HaMirpeset Shelanu 285: From Maya Zinkow

Maya Zinkow returns this summer as Rosh Nivonim. This summer will be her fourth summer as a Rosh Aidah and her 13th summer at camp! She is finishing up her first year of Rabbinical School at the Jewish Theological Seminary in New York City, and will be spending the next year of her program in Jerusalem.

Reflections on Parashat Acharei Mot-Kedoshim
by Maya Zinkow

Our parashah begins with a reminder of the horrific event of Nadav and Avihu’s death, when the two brothers and sons of Aaron brought אש זרה׳׳” / eish zarah / a foreign offering, to God. In response, the Torah begins to narrow the scope of what it means to come close to God. We find in parashat Acharei Mot a list of specific rules for when, how, and who, exactly, is permitted to approach God in close proximity. God says to Moshe:

דבר אל אהרון אחיך: ואל יבא בכל עת אל הקדש מבית לפרכת, אל פני הכפרת אשר על הארן, ולא ימות. כי בענן אראה על הכפרת. (ויקרא ט”ז:ב)

“Tell your brother Aaron that he is not to come at will into the shrine behind the curtain, in front of the cover that is upon the ark, lest he die; for I appear in the cloud over the cover” (Leviticus 16:2).

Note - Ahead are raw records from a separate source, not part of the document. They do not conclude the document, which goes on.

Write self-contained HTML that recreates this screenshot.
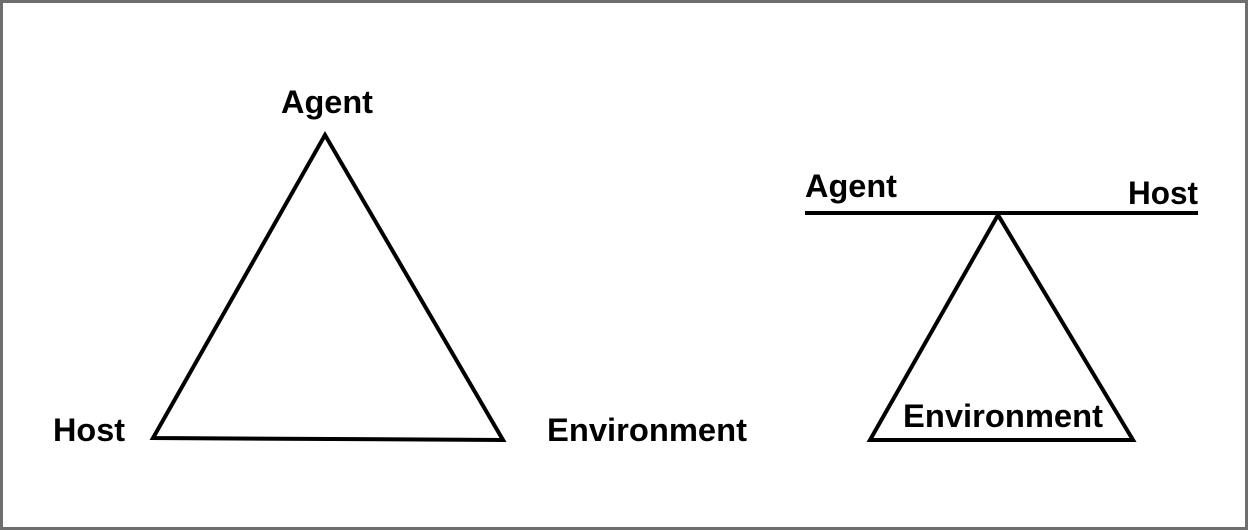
<!DOCTYPE html>
<html><head><style>html,body{margin:0;padding:0;background:#fff}</style></head>
<body>
<svg width="1248" height="530" xmlns="http://www.w3.org/2000/svg" style="display:block">
<rect x="1.5" y="1.5" width="1245" height="527" fill="#fff" stroke="#6e6e6e" stroke-width="3"/>
<g fill="none" stroke="#000" stroke-width="4" stroke-linejoin="miter">
<polygon points="325,135 153,438 503,440"/>
<line x1="805" y1="213" x2="1198" y2="213"/>
<polygon points="998,215 870,440 1133,440"/>
</g>
<g font-family="Liberation Sans, Arial, sans-serif" font-weight="bold" font-size="32" fill="#000" lengthAdjust="spacingAndGlyphs">
<text x="281" y="113" textLength="92" lengthAdjust="spacingAndGlyphs">Agent</text>
<text x="53" y="441" textLength="72" lengthAdjust="spacingAndGlyphs">Host</text>
<text x="547" y="441" textLength="200" lengthAdjust="spacingAndGlyphs">Environment</text>
<text x="805" y="197" textLength="92" lengthAdjust="spacingAndGlyphs">Agent</text>
<text x="1128" y="204" textLength="70" lengthAdjust="spacingAndGlyphs">Host</text>
<text x="903" y="427" textLength="200" lengthAdjust="spacingAndGlyphs">Environment</text>
</g>
</svg>
</body></html>
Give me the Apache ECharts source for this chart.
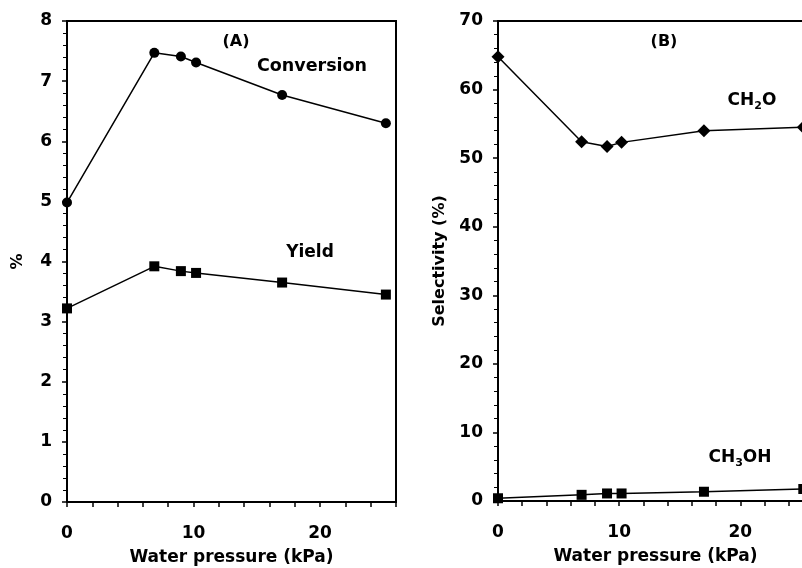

God limits the time when the כהן גדול / Kohen Gadol / the High Priest, is permitted to enter the Holy of Holies to the day of Yom Kippur, the holiest day in our calendar. In this instructional section, God doesn’t even speak of כהנים / kohanim / priests broadly; here we are dealing only with Aaron. Given the specific nature of the series of laws about how Aaron should approach God, how he should be dressed, and what he should offer, we might feel excluded in reading this week’s parashah.  We would be forgiven for asking: what does this have to do with me?

In encountering this text, we might err in making an assumption about our own ability to approach God. After all, we are not all כהנים / kohanim, we do not bring sacrifices to God, every day is not Yom Kippur, and we don’t even have a קדש הקדשים / kodesh hakodashim a Holy of Holies, with the hope of sensing or perhaps even seeing the presence of God. Is this all to say that we, average human beings, should feel wholly limited in our quest to seek out God in our world?

Lest we start asking ourselves these questions, Acharei Mot and Kedoshim, also included in this week’s Torah reading, overflow with lists of מצוות / mitzvot / commandments, that help us achieve the holiness that God commands of us: קדושים תהיו! כי קדוש, אני ה׳ אלהיכם׳׳,’’ “You shall be holy! For, I hashem your God, am holy.” These laundry lists of laws act as a holiness guidebook for all of us who find ourselves locked out of that holiest of places, where only Aaron and his descendants are permitted to enter. Some of these laws pose important challenges to us as contemporary Jews, but many lay out ideals of positive social and familial interactions, reiterate our connection to Shabbat, and emphasize our commitment to giving.

This ideal of holiness is something we strive for at camp; in our interactions with friends and counselors, in our communal celebration and observance of Shabbat, and our commitment to treating each other and the world with חסד / chesed / lovingkindness. מצוות are given to empower, not patronize, in our eternal commitment to building communities of holiness. This is a value we instill in our camp community. Camp is a place where, even though we all come from different backgrounds and knowledge levels, any person can feel empowered to exercise leadership. Every summer, campers lead services or read Torah for the first time, perform a musical in Hebrew regardless of varying proficiencies, and give divrei Torah for the first time since their b’nei mitzvah. In creating a space of comfort for everyone who dwells in our summer home, we achieve a sense of true קודש / kodesh / holiness, even without a קודש הקודשים.

Soon, we will welcome Shabbat together in our holiest of homes away from home. Until that time; שבת שלום ומבורך / Shabbat shalom umvorach / a blessed and peaceful Shabbat to all.